Andate in mezzo ai vostri compagni, e gridatelo con coraggio: «Non mettete la vostra vita in garage» (cfr. Raoul Follereau, Il libro d’amore, A.I.F.O. 1999, p. 77). Annunciate loro non un Dio lontano, conosciuto solo “per sentito dire”, ma il Verbo della vita, che si è fatto carne ed ha posto tra noi la sua tenda. Lui e lui solo ha il potere di renderci figli di Dio e uomini tutti interi. Infatti «chiunque segue Cristo, l’uomo perfetto, si fa anch’egli più uomo» (GS, 41). Chi vuole può incontrarlo: anche oggi. Dove? Nella comunità ecclesiale, di cui voi, a titolo speciale, siete il volto simpatico e il sorriso fraterno. Fatevi eco dello stile missionario, antico e sempre nuovo, dell’apostolo Giovanni, che proclamava, con trascinante convinzione: «Ciò che era fin da principio, il Verbo della vita.... quello che abbiamo visto e udito, noi lo annunziamo anche a voi, perché anche voi siate in comunione con noi»(1Gv 1, 2-3).

Atleti dello spirito

Santi non ci s’improvvisa. Anche la muscolatura dell’anima, come quella del corpo, ha bisogno di palestra: e non di un allenamento occasionale, ma di un esercizio continuo, fatto di ascolto della Parola, di sacramenti vissuti con responsabile fede e regolare frequenza (specie la confessione e l’eucaristia), di preghiera profonda e quotidiana, di vita interiore curata anche con l’aiuto di una guida esperta, di amore alla croce abbracciata con gioia, di tanta pratica nella carità scambievole. Volete un indirizzo-sintesi dove trovare in sovrabbondanza ogni opportunità di crescita spirituale? Eccolo: mettetevi alla scuola di Maria. Lei, modello dei credenti, vi insegnerà l’arte di amare Dio e i fratelli.

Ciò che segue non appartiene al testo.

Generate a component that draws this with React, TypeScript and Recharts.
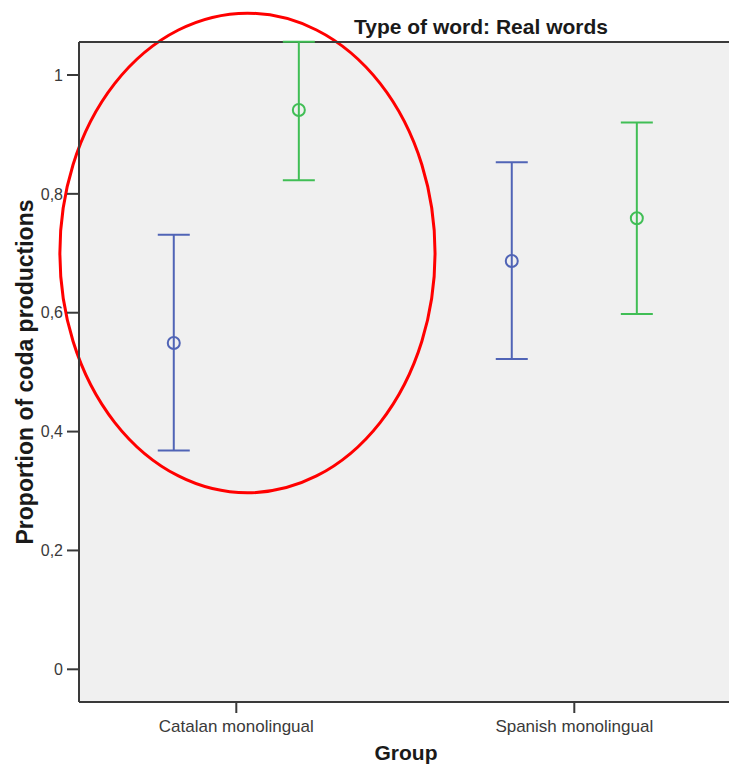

E sarà a vostro fianco, sempre, con l’affetto e la sollecitudine di una mamma premurosa, fino a rendervi santi e immacolati nella carità (Ef 1, 4).

Pellegrini nel tempo,
protesi verso l’eterno

Non permettete a «una civiltà commerciale, edonistica, materialistica che tenta ancora di spacciarsi come portatrice di avvenire» (Paolo VI, ibid, n. 6) di murare i vostri orizzonti dentro le pareti anguste di una temporalità asfissiante, perché chiusa in se stessa. Mantenete la mente e il cuore spalancati sull’eternità. Solo chi mantiene la bussola dell’anima orientata alle cose che non passano può impegnarsi a edificare quaggiù la civiltà dell’amore. Voi avete «una grande storia da costruire! Guardate al futuro, nel quale lo Spirito vi proietta per fare con voi cose grandi» (Vita consecrata , n. 110). Siete le avanguardie della Chiesa, che marcia, nel tempo, verso la Gerusalemme celeste: voi costituite la «prossima tappa storica del popolo di Dio» (Paolo VI, ibid., n. 6).

Camminate sereni, ponendo nel Signore la vostra fiducia, e non abbiate alcun debito con nessuno, se non quello della carità vicendevole (cfr. Rm 13, 8), poiché «l’amore è l’unico passaporto valido per l’eternità» (François Pavreau). Come vescovo guardo con ferma speranza al futuro. Mi chiedete perché? Innanzitutto perché confido nella Provvidenza, che sempre agisce nella storia. Ma c’è anche un’altra ragione, che mi consente di guardare al domani con fondato ottimismo. Volete sapere quale? Perché il domani siete voi.